To learn more about MBA accreditation, we heard from Prof. Dr. Mariëlle Heijltjes, the Executive Director of UMIO Maastricht University. She says this external recognition makes business school accreditation a coveted seal of approval.
“The relevance of these accreditations for a program is that they give you an objective measure of quality,” she explains. “By having all these accreditations combined, I think we have a very fair outside assessment that we deliver the highest quality for a student enrolling in the program.” (01:19)
Dr. Boris Blumberg, MBA Captain at UMIO Maastricht University, goes on to explain the benefits of accreditation for students: “The accreditation value for students is that they receive high-quality research and education, and also a world-recognized diploma.” (01:48)
What is triple-crown accreditation?
You may have noticed that some business schools hold triple accreditation or triple-crown accreditation. This means that their school or MBA programs have been accredited by the three largest and most influential accrediting bodies.
“Less than 1% of business schools actually have this number of accreditations,” Prof. Dr. Mariëlle explains. “AACSB, EQUIS, and AMBA together are the famous “triple crown” of accrediting bodies, which is a seal of quality for business schools.” (00:52)
These three organizations award accreditation to universities, schools, and MBAs all over the world, but do so depending on different criteria. Let’s look at the three main accrediting bodies in a little more detail.
Advance Collegiate Schools of Business (AACSB)
The Advance Collegiate Schools of Business (AACSB) is based in the USA. The AACSB awards accreditation to universities based on the quality of their business and accounting programs. It is important to note that the AACSB is the only body that awards university-wide accreditation, rather than accrediting business schools or MBA programs.
The AACSB accreditation standards rate universities based on the following criteria:
- Strategic Management and Innovation
- Strategic Planning
- Physical, Virtual and Financial Resources
- Faculty and Professional Staff Resources
- Learner Success
- Assurance of Learning
- Learner Progression
- Teaching Effectiveness and Impact
- Thought Leadership, Engagement and Societal Impact
- Impact of Scholarship
- Engagement and Societal Impact
European Quality Improvement System (EQUIS)
As the name suggests, the European Quality Improvement System (EQUIS) is based in Europe. Their scope is slightly smaller than the AACSB, because EQUIS awards accreditation to business schools rather than entire universities.

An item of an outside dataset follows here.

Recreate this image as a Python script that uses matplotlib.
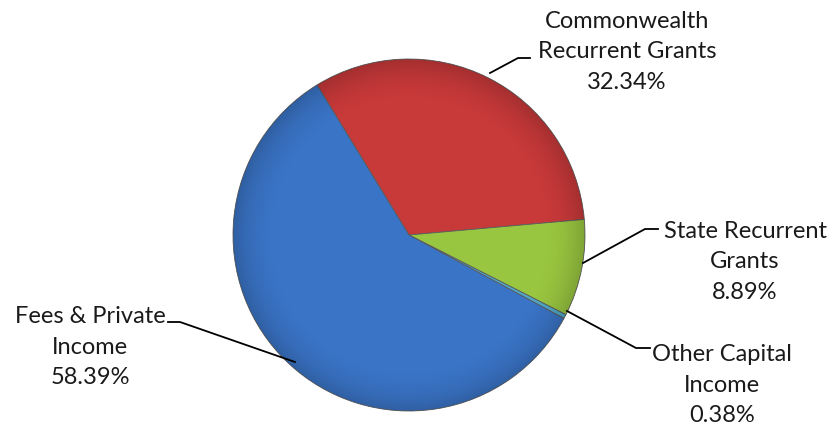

Their awarding criteria are also slightly different to those of AACSB. This is the framework they use to assess business schools:
- Connections with Practice
- Executive Education
- Resources and Admin
- Ethics, Responsibility and Sustainability
- Research and Development
Association of MBAs (AMBA)
The Association of MBAs (AMBA) is a UK-based organization that has the smallest scope of the three, because it only accredits individual MBA programs. This means a university or business school itself cannot receive AMBA accreditation; only their MBA programs can.
These are the criteria that the AMBA uses to assess MBA programs:
- The MBA Portfolio
- The Institution
- The Student Cohort Experience
- MBA Design, Curriculum and Assessment
Why some top US business schools are not triple-accredited
Less than 1% of business schools worldwide hold the coveted triple accreditation – equating to a little over 100 schools. However, by looking at the list of triple-accredited institutions you might notice some notable absentees – particularly in the United States, where just two schools hold triple accreditation: Olin Business School and Hult International Business School. So, why is this the case?
There are two main reasons. Firstly, many North American universities that already hold AACSB accreditation do not seek further accreditation from the two European-based bodies. That’s because they believe AACSB is already a sufficient mark of quality in their region.
Secondly, many of these universities do not meet the criteria of AMBA and/or EQUIS, so simply decide not to go through the sometimes costly and lengthy process of receiving accreditation from them.
In the case of the AMBA, one of their key criteria is that all MBA students at a school must have at least three years of work experience. Since this does not align with the admissions criteria of many US business schools, they choose not to change their policy. In this sense, it could be argued that triple accreditation is more highly valued in Europe and Asia than it is in North America.
MBA accreditation is another tool you can use to assess the quality of a business school – but it should never be the only one. It’s undoubtedly a good seal of approval to have, but as always, you should consider a range of factors when choosing the right MBA program for you.
This article was updated in September 2022.